“All good things must come to an end” (Geoffrey Chaucer, 14th Century). Alas, it rears its ugly head again on January 1, 2021, with the return of Required Minimum Distributions (RMDs) from Qualified Retirement Accounts.
As an optimist, I was hoping that the 2020 RMD “sabbatical” might be repeated in 2021, due to ongoing COVID-19 economic difficulties. Our incredible market rebound since March of this year has virtually eliminated any chance of a second year of reprieve, and RMDs remain slated to resume their mandate in January 2021.
Although about 80% of Qualified Retirement Account owners withdraw more than their required withdrawals annually, a smaller, significant, population was grateful for the 2020 suspension. We hoped that another year of RMD reprieve would follow, reducing taxable income again next year, and not influencing the income-based cost of Medicare Parts B and D. That prospect is not looking good, so we have to plan accordingly. But, there is good news for some age groups. Here are a few highlights:
• For taxpayers born after June 30, 1949, initial RMDs are not required for another year, as the Required Beginning Age was raised from 70-1/2 to 72, eliminating 2021 RMDs for affected taxpayers
• Life Expectancy Tables have been revised to reflect longer average life spans, lowering the amount of all RMDs (unfortunately, this provision does not take effect until January 1, 2022)

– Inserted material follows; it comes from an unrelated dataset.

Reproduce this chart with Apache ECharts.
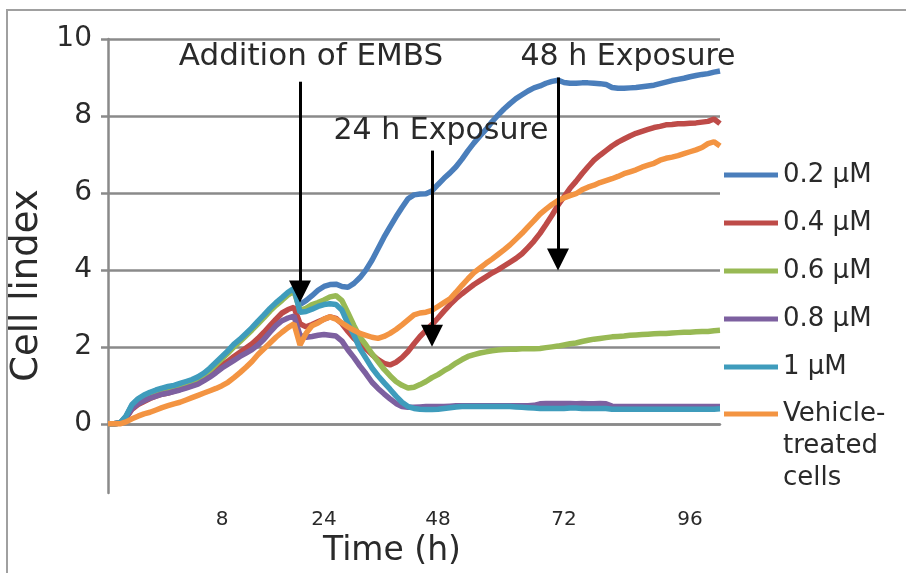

• Proposals now in front of Congress would increase maximum purchases of Qualified Longevity Annuity Contracts (QLACs) from $135,000 to $200,000; a brief explanation of these contracts and their potential RMD-reducing impact follows
Qualified Longevity Annuity Contracts, or QLACs, are insurance products designed for Retirement Account owners who wish to reduce their RMDs for a period of time. Maximum values of QLACs have been raised from $130,000 to $135,000; however, those values continue to also be limited to 25% of the Retirement Account value, and so maybe reduced. The QLAC does not pay dividends or interest, so QLAC returns are totally based on reduced RMDs. This reduces current income, and, ipso facto, also reduces current taxes on income.
QLAC maturity (date of the first annuity payment) is flexible and is set by the account owner at contract purchase, with a maximum maturity age of 85. Upon maturity, the QLAC pays a taxable annual distribution to the account owner until death, similar to an RMD. The original contract value is guaranteed by the insurance carrier, so any unpaid premium dollars will be returned to the account prior to the account being inherited.
We assume that the 2020 RMD suspension has come to an end, but not without some additional benefits for many owners of Qualified Retirement Accounts. Rattling around the hallowed halls of Congress is a proposal to increase the Required Beginning Distribution Age to 75 from the recent 72. An optimist can always hope for the passage of this helpful change.